Let the form teach you how to read
Every serious trauma novel invents, to some degree, its own reading instructions. One book may require slowness because it is built from fragments. Another may demand rereading because what first appears cold is actually withholding as a defense. Another may use beauty in a way that unsettles readers who believe pain should always arrive in stripped-down language.
That last point deserves care. Some readers distrust lyricism in trauma fiction, fearing that beauty aestheticizes suffering. Sometimes that concern is valid. But sometimes beauty is exactly the medium through which unbearable experience becomes sayable. A musical sentence can carry what blunt statement cannot. Elegance is not always evasion. It can be a mode of precision.
So pay attention to sentence-level choices. Where does the prose tighten? Where does it drift? Where does it suddenly become concrete after pages of abstraction? Often the novel is telling you where the pressure lives.

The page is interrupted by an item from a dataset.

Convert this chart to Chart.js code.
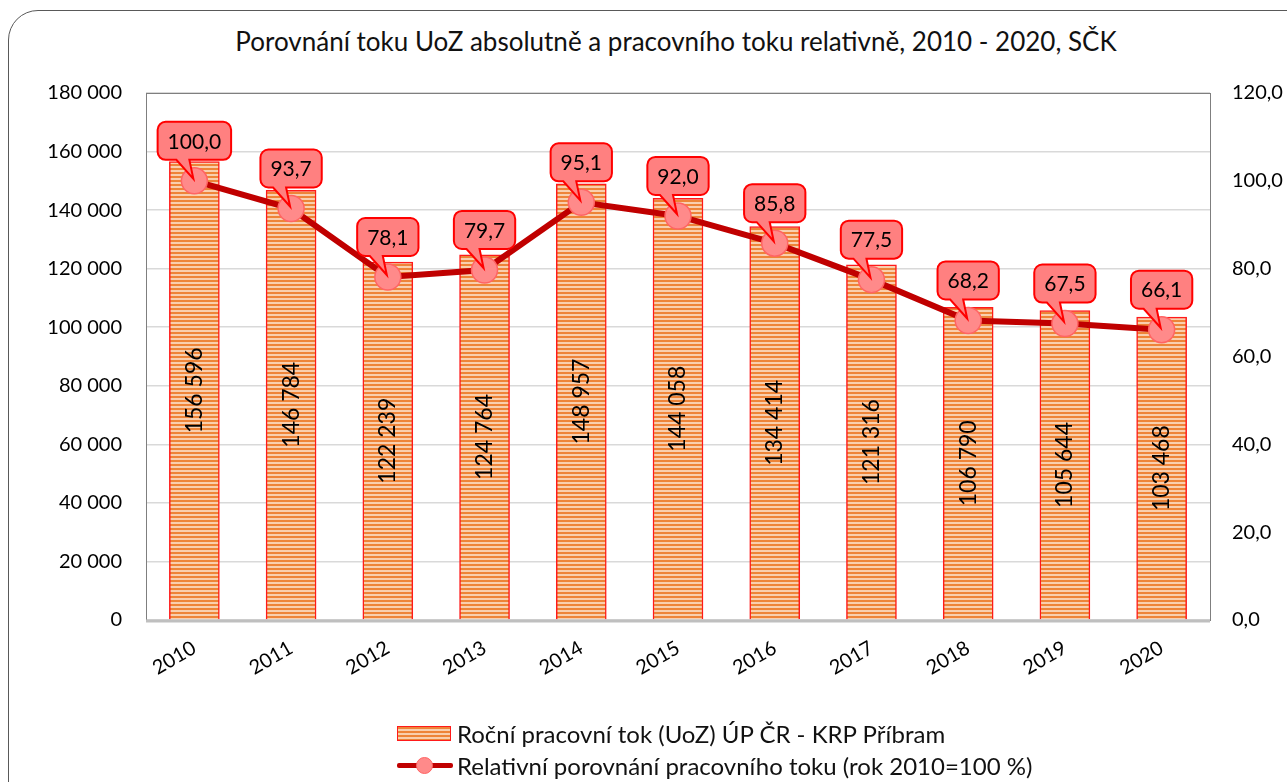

Reading trauma fiction in community
Some books should not remain private experiences. Discussion can sharpen perception, especially when readers bring different historical knowledge, generational vantage points, or political commitments. But conversation needs discipline too. The goal is not to compete over who was most affected. It is to ask better questions together.

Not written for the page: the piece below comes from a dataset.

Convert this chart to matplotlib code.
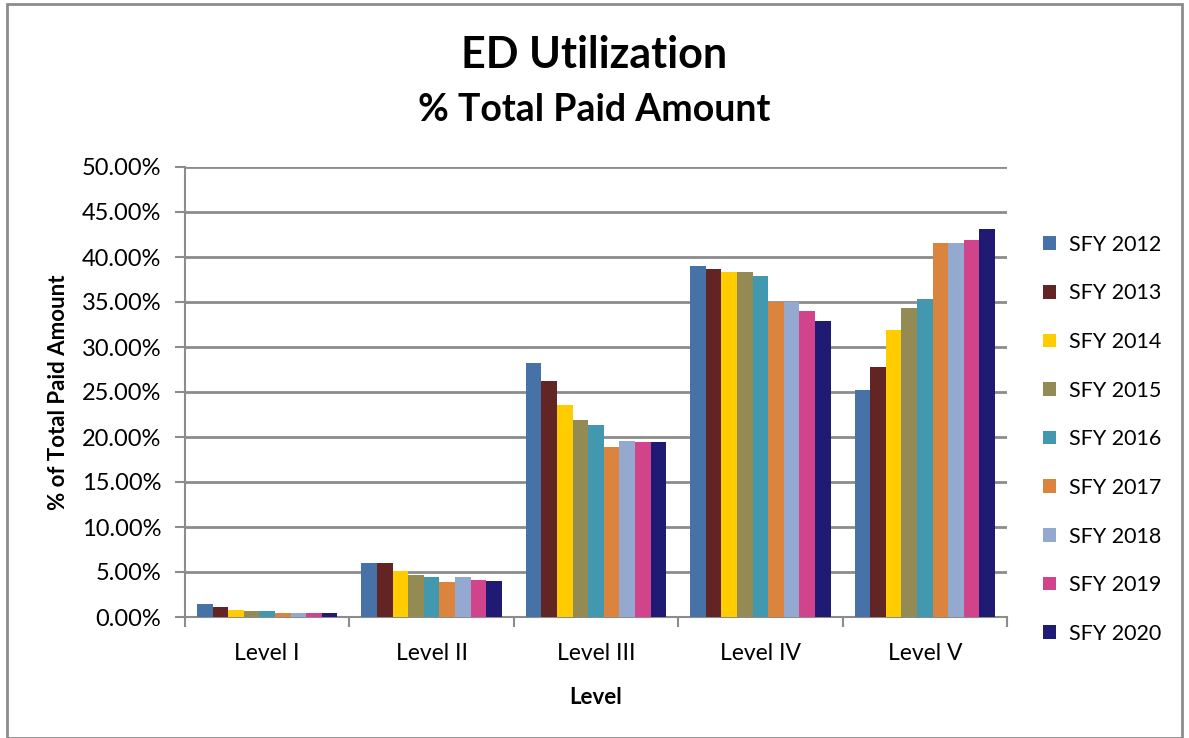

A strong discussion of trauma fiction usually turns on craft, history, and ethics at once. Why does the novel delay revelation? What social world made this harm possible? What forms of responsibility does the ending refuse or imagine? Those questions honor the book more than simple declarations of heartbreak.
There is also value in admitting uncertainty. A mature reader can say, I do not yet know what to make of this silence. I am still thinking about why this character remains unreadable to me. That kind of patience is rare, and literature benefits from it.
The finest trauma fiction does not leave us with catharsis so much as obligation. It asks us to become more exact in our feeling, more historical in our thinking, and less casual about what human beings survive. Read that way, and the book does not end when you close it. It continues as a demand on your attention, which is where real reading begins.